Re: automatic generation of letrule packages

Thanks for all the helpful suggestions in this thread and the one on
algebra structures.

Suppose I want to define a function L(n) which creates an algebra.
For all practical purposes, an algebra is a certain kind of letrule
package. So L(n) either returns the package or at least causes it to
be created with a name that depends on n, such as L[n] or XXXn.

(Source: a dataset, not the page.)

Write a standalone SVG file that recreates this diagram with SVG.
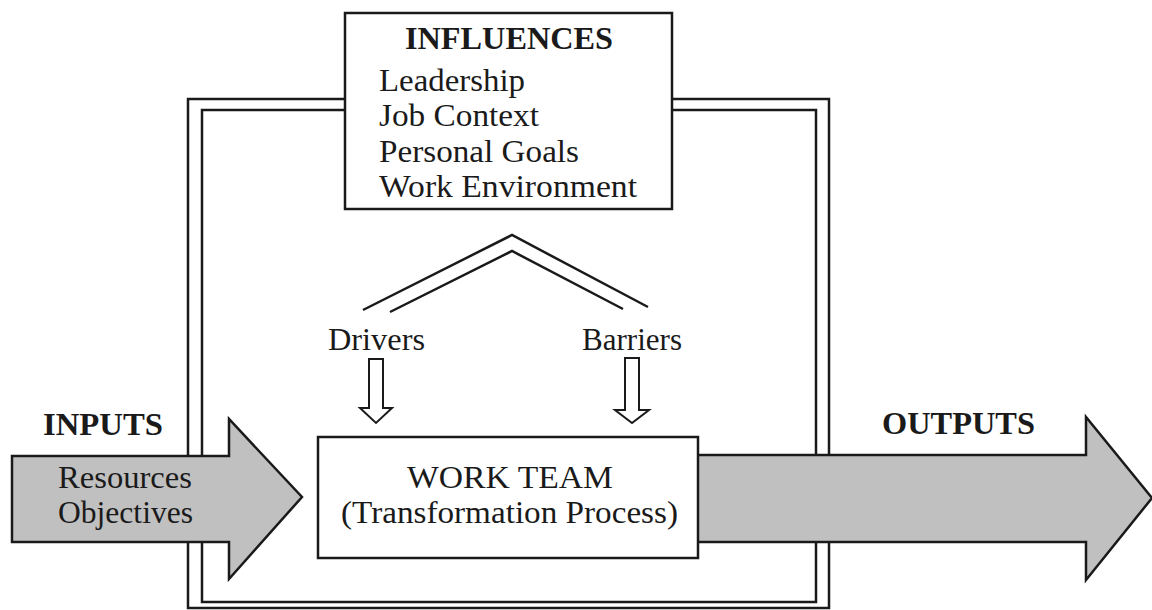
<svg xmlns="http://www.w3.org/2000/svg" width="1152" height="610" viewBox="0 0 1152 610">
<style>
.ln{fill:none;stroke:#1a1a1a;stroke-width:2.5}
.box{fill:#fff;stroke:#1a1a1a;stroke-width:2.5}
.big{fill:#c0c0c0;stroke:#1a1a1a;stroke-width:2.5;stroke-linejoin:miter}
.hol{fill:#fff;stroke:#1a1a1a;stroke-width:2}
.t{font-family:"Liberation Serif","Times New Roman",serif;font-size:31px;fill:#1a1a1a}
.b{font-weight:bold}
</style>
<rect width="1152" height="610" fill="#fff"/>
<g id="frame">
<rect class="ln" x="188" y="99" width="641" height="509"/>
<rect class="ln" x="202" y="110" width="614" height="492"/>
</g>
<g id="connectors">
<polyline class="ln" stroke-width="2" points="363,310 512,235 648,307"/>
<polyline class="ln" stroke-width="2" points="390,312 512,251 623,309"/>
<polygon class="hol" points="369,359 383,359 383,408 392,408 376,423 360,408 369,408"/>
<polygon class="hol" points="625,358 639,358 639,410 649,410 632,423 615,410 625,410"/>
</g>
<g id="inputs">
<polygon class="big" points="12,456 229,456 229,419 302,497 229,579 229,542 12,542"/>
<text class="t b" x="43" y="435" textLength="120" lengthAdjust="spacingAndGlyphs">INPUTS</text>
<text class="t" x="58" y="488" textLength="134" lengthAdjust="spacingAndGlyphs">Resources</text>
<text class="t" x="58" y="523" textLength="135" lengthAdjust="spacingAndGlyphs">Objectives</text>
</g>
<g id="outputs">
<polygon class="big" points="690,455 1086,455 1086,417 1152,498 1086,580 1086,542 690,542"/>
<text class="t b" x="882" y="434" textLength="153" lengthAdjust="spacingAndGlyphs">OUTPUTS</text>
</g>
<g id="influences">
<rect class="box" x="345" y="13" width="327" height="196"/>
<text class="t b" x="405" y="49" textLength="208" lengthAdjust="spacingAndGlyphs">INFLUENCES</text>
<text class="t" x="379" y="91" textLength="146" lengthAdjust="spacingAndGlyphs">Leadership</text>
<text class="t" x="379" y="126" textLength="160" lengthAdjust="spacingAndGlyphs">Job Context</text>
<text class="t" x="379" y="162" textLength="200" lengthAdjust="spacingAndGlyphs">Personal Goals</text>
<text class="t" x="379" y="197" textLength="258" lengthAdjust="spacingAndGlyphs">Work Environment</text>
</g>
<g id="drivers">
<text class="t" x="328" y="350" textLength="97" lengthAdjust="spacingAndGlyphs">Drivers</text>
</g>
<g id="barriers">
<text class="t" x="582" y="350" textLength="100" lengthAdjust="spacingAndGlyphs">Barriers</text>
</g>
<g id="workteam">
<rect class="box" x="318" y="437" width="380" height="121"/>
<text class="t" x="407" y="488" textLength="206" lengthAdjust="spacingAndGlyphs">WORK TEAM</text>
<text class="t" x="341" y="523" textLength="337" lengthAdjust="spacingAndGlyphs">(Transformation Process)</text>
</g>
</svg>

So, maybe L(n) is defined something like this:

L(n):=block([u,v,w,...],
      for i:1 thru n do
       for j:i thru n do
        apply(let,[x[i]*x[j],F(i,j,n),L[n]]));

I put it in a block since there might be a lot of other rules besides these.
The function F(i,j,n) might be somewhat general. For example, suppose that
we want x[1]^2 to equal x[1]+...+x[m] where m is the greatest integer not
exceeding n/2. I'm having trouble getting Maxima to accept summations
that depend on n in this way inside the block. For example:

(C1) r(n):=block([],
 let([x[1]^2,sum(x[2*i],i,1,if evenp((n-1)/2) then (n-1)/4 else (n-3)/4)],gleep)
);

(C2) r(5);
(C3) letsimp(x[1]^2,gleep);

I've omitted the D lines since they are hard to cut and paste correctly
into email. But basically the result of C3 is that the answer is represented
as a summation sign and an upper limit that depends on n, but 5 hasn't been
substituted for n, so it's not evaluated to give x[2]. Also, it complains
when I try to use something like gleep[n] instead of gleep, so that I
have distinct rule packages gleep[3], gleep[9], ... after executing r(3)
and r(9). In gleep[9], the square of x[1] would be x[2]+x[4].
-- 
Ignorantly,
Allan Adler 
* Disclaimer: I am a guest and *not* a member of the MIT CSAIL. My actions and
* comments do not reflect in any way on MIT. Also, I am nowhere near Boston.